Es gibt Handlungsbedarf
Krischer gab daher auch an, dass man die Hürden für Liefereinstellungen erhöhen und das Instrument der Grund- und Ersatzversorgung auf neue Füße stellen wolle. Das Ministerium werde außerdem Vorschläge machen, wie die unseriösen Wettbewerber von der Bundesnetzagentur besser herausgefiltert werden. „Dass rund einer Million Gas- und Stromkunden innerhalb kürzester Zeit gekündigt wird, darf sich so nicht wiederholen“, so der Politiker. Das Wirtschafts- und Klimaschutzministerium das Bundesumwelt- und Verbraucherschutzministerium, die Bundesnetzagentur und das Bundeskartellamt sind sich im Grunde einig: Es muss sich einiges ändern. Der Verbraucherzentrale Bundesverband (vzbv) begrüßt das - die Verbraucher werden es auch begrüßen. Noch ist allerdings alles wie gehabt und damit vor allem teuer. So gibt es ein Positionspapier des Verbraucherzentrale Bundesverbands. Hier heißt es mit Blick auf die Kündigung von Verträgen, dass Verbraucherinnen und Verbraucher bei Neukundentarifen teils bis zu 1654 Euro mehr im Jahr zahlen müssen als Bestandskunden. Indes kommentierte auch der Bundesverband der Energie- und Wasserwirtschaft (BDEW) den Vorschlag von Krischer. Der setze grundsätzlich an den richtigen Stellschrauben an, um zukünftig ähnliche Situationen zu entschärfen.
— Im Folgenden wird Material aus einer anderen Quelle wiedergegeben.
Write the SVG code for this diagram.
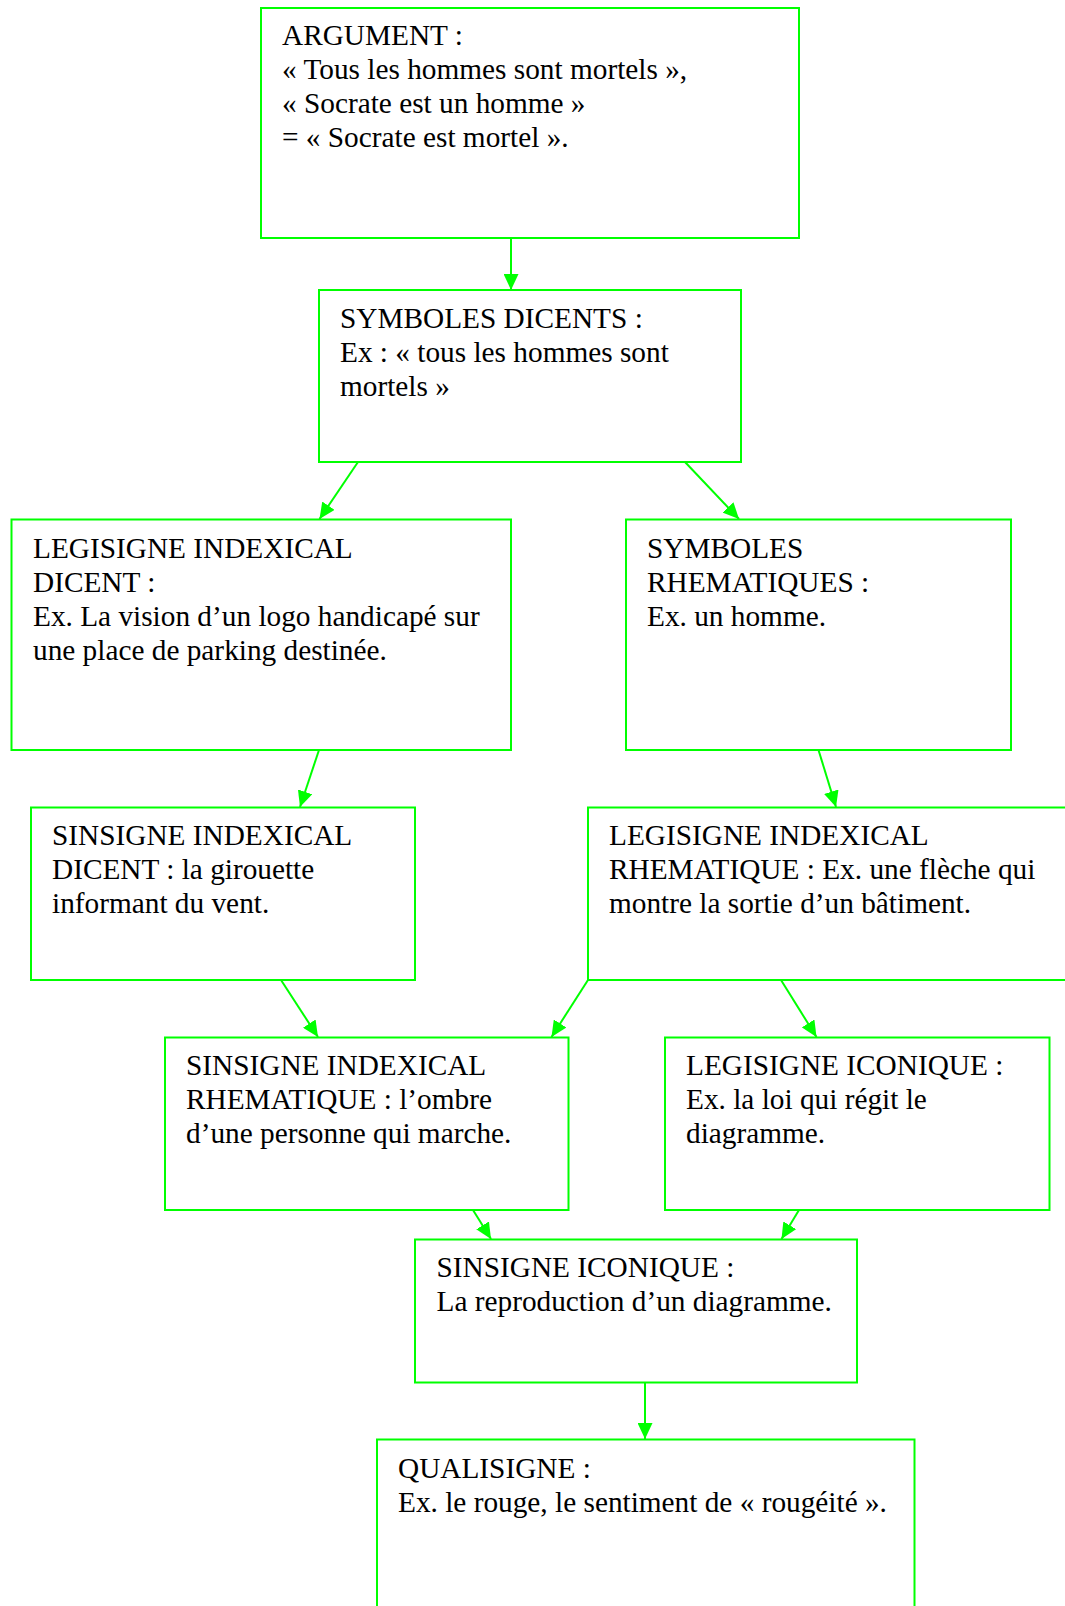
<svg xmlns="http://www.w3.org/2000/svg" width="1065" height="1606" viewBox="0 0 1065 1606">
<style>
.box{fill:#ffffff;stroke:#00ff00;stroke-width:2}
.t{font-family:"Liberation Serif","Times New Roman",serif;font-size:29.3px;fill:#000000}
.c{stroke:#00ff00;stroke-width:2;fill:none}
</style>
<defs>
<marker id="ah" markerUnits="userSpaceOnUse" markerWidth="17" markerHeight="15" refX="16" refY="7.5" orient="auto">
<path d="M0,0 L16,7.5 L0,15 z" fill="#00ff00"/>
</marker>
</defs>
<rect width="1065" height="1606" fill="#ffffff"/>
<g id="connectors">
<line class="c" x1="511" y1="232" x2="511" y2="290" marker-end="url(#ah)"/>
<line class="c" x1="358" y1="462" x2="319.5" y2="519" marker-end="url(#ah)"/>
<line class="c" x1="685" y1="462" x2="739" y2="519" marker-end="url(#ah)"/>
<line class="c" x1="319" y1="750" x2="300" y2="807" marker-end="url(#ah)"/>
<line class="c" x1="818.5" y1="750" x2="836" y2="807" marker-end="url(#ah)"/>
<line class="c" x1="281" y1="980" x2="318" y2="1037" marker-end="url(#ah)"/>
<line class="c" x1="588" y1="980" x2="551.5" y2="1037" marker-end="url(#ah)"/>
<line class="c" x1="781" y1="980" x2="816.5" y2="1037" marker-end="url(#ah)"/>
<line class="c" x1="473" y1="1210" x2="491" y2="1239" marker-end="url(#ah)"/>
<line class="c" x1="799" y1="1210" x2="781.5" y2="1239" marker-end="url(#ah)"/>
<line class="c" x1="645" y1="1382" x2="645" y2="1439" marker-end="url(#ah)"/>
</g>
<g id="argument">
<rect class="box" x="261" y="8" width="538" height="230"/>
<text class="t" x="282" y="45">ARGUMENT :</text>
<text class="t" x="282" y="79">« Tous les hommes sont mortels »,</text>
<text class="t" x="282" y="113">« Socrate est un homme »</text>
<text class="t" x="282" y="147">= « Socrate est mortel ».</text>
</g>
<g id="symboles-dicents">
<rect class="box" x="319" y="290" width="422" height="172"/>
<text class="t" x="340" y="328">SYMBOLES DICENTS :</text>
<text class="t" x="340" y="362">Ex : « tous les hommes sont</text>
<text class="t" x="340" y="396">mortels »</text>
</g>
<g id="legisigne-indexical-dicent">
<rect class="box" x="11.5" y="519.5" width="499.5" height="230.5"/>
<text class="t" x="33" y="558">LEGISIGNE INDEXICAL</text>
<text class="t" x="33" y="592">DICENT :</text>
<text class="t" x="33" y="626">Ex. La vision d’un logo handicapé sur</text>
<text class="t" x="33" y="660">une place de parking destinée.</text>
</g>
<g id="symboles-rhematiques">
<rect class="box" x="626" y="519.5" width="385" height="230.5"/>
<text class="t" x="647" y="558">SYMBOLES</text>
<text class="t" x="647" y="592">RHEMATIQUES :</text>
<text class="t" x="647" y="626">Ex. un homme.</text>
</g>
<g id="sinsigne-indexical-dicent">
<rect class="box" x="31" y="807.5" width="384" height="172.5"/>
<text class="t" x="52" y="845">SINSIGNE INDEXICAL</text>
<text class="t" x="52" y="879">DICENT : la girouette</text>
<text class="t" x="52" y="913">informant du vent.</text>
</g>
<g id="legisigne-indexical-rhematique">
<rect class="box" x="588" y="807.5" width="490" height="172.5"/>
<text class="t" x="609" y="845">LEGISIGNE INDEXICAL</text>
<text class="t" x="609" y="879">RHEMATIQUE : Ex. une flèche qui</text>
<text class="t" x="609" y="913">montre la sortie d’un bâtiment.</text>
</g>
<g id="sinsigne-indexical-rhematique">
<rect class="box" x="165" y="1037.5" width="403.5" height="172.5"/>
<text class="t" x="186" y="1075">SINSIGNE INDEXICAL</text>
<text class="t" x="186" y="1109">RHEMATIQUE : l’ombre</text>
<text class="t" x="186" y="1143">d’une personne qui marche.</text>
</g>
<g id="legisigne-iconique">
<rect class="box" x="665" y="1037.5" width="384.5" height="172.5"/>
<text class="t" x="686" y="1075">LEGISIGNE ICONIQUE :</text>
<text class="t" x="686" y="1109">Ex. la loi qui régit le</text>
<text class="t" x="686" y="1143">diagramme.</text>
</g>
<g id="sinsigne-iconique">
<rect class="box" x="415" y="1239.5" width="442" height="143"/>
<text class="t" x="436.5" y="1277">SINSIGNE ICONIQUE :</text>
<text class="t" x="436.5" y="1311">La reproduction d’un diagramme.</text>
</g>
<g id="qualisigne">
<rect class="box" x="377" y="1439.5" width="537.5" height="200"/>
<text class="t" x="398" y="1478">QUALISIGNE :</text>
<text class="t" x="398" y="1512">Ex. le rouge, le sentiment de « rougéité ».</text>
</g>
</svg>
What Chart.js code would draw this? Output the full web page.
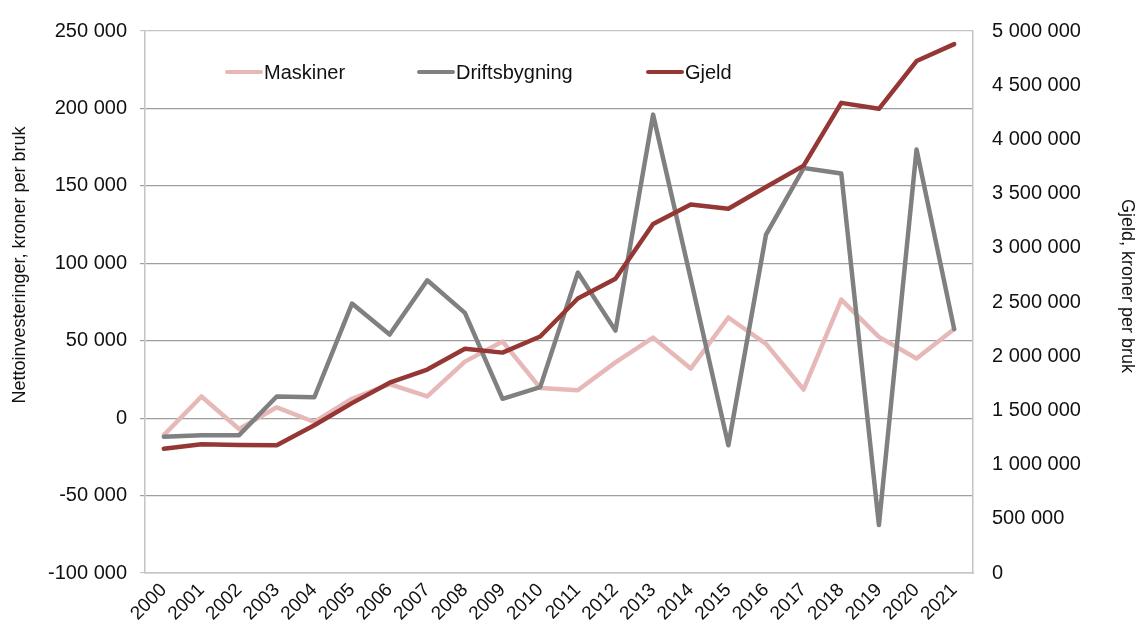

Die Suche nach dem passendem Tarif
Die Verbraucherzentralen haben einige Tipps für alle Verbraucher, die ganz aktuell in der unangenehmen Lage sind, einen neuen Versorger suchen zu müssen. Demnach sollten man zum Beispiel neben dem Preis auch Punkte wie kurze Laufzeiten und Kündigungsfristen beachten. Genau informieren man sich auch zu Bonus-Tarifen, Preisgarantien, Ökostrom und Online-Tarifen. Die Ersparnis beim Anbieterwechsel sei in vielen Städten gering, manchmal sei sogar die Grundversorgung am günstigsten. Zwar weist die Verbraucherzentrale darauf hin, dass Vergleichsportale sind aktuell nur eingeschränkt nutzbar seien. Gleichzeitig gibt es dort aber auch den Hinweis, dass die Portale eine Orientierung über die Preise geben könne - diese Einschätzung bezieht sich am Ende auf die Tatsache, dass die Preise, die man online sieht, nicht zwingend tagesaktuell sein müssen. Wer sich gut informiert, kann aber durchaus weiterhin die Preise vergleichen und für sich den passenden Tarif finden - empfehlenswert ist dabei auch ein Blick auf die Laufzeit des Vertrags. Wer monatlich oder zum Quartal kündigen kann, kann jeweils wieder in einen günstigeren Vertrag einsteigen - aktuell ist das noch immer eine Möglichkeit, zu sparen.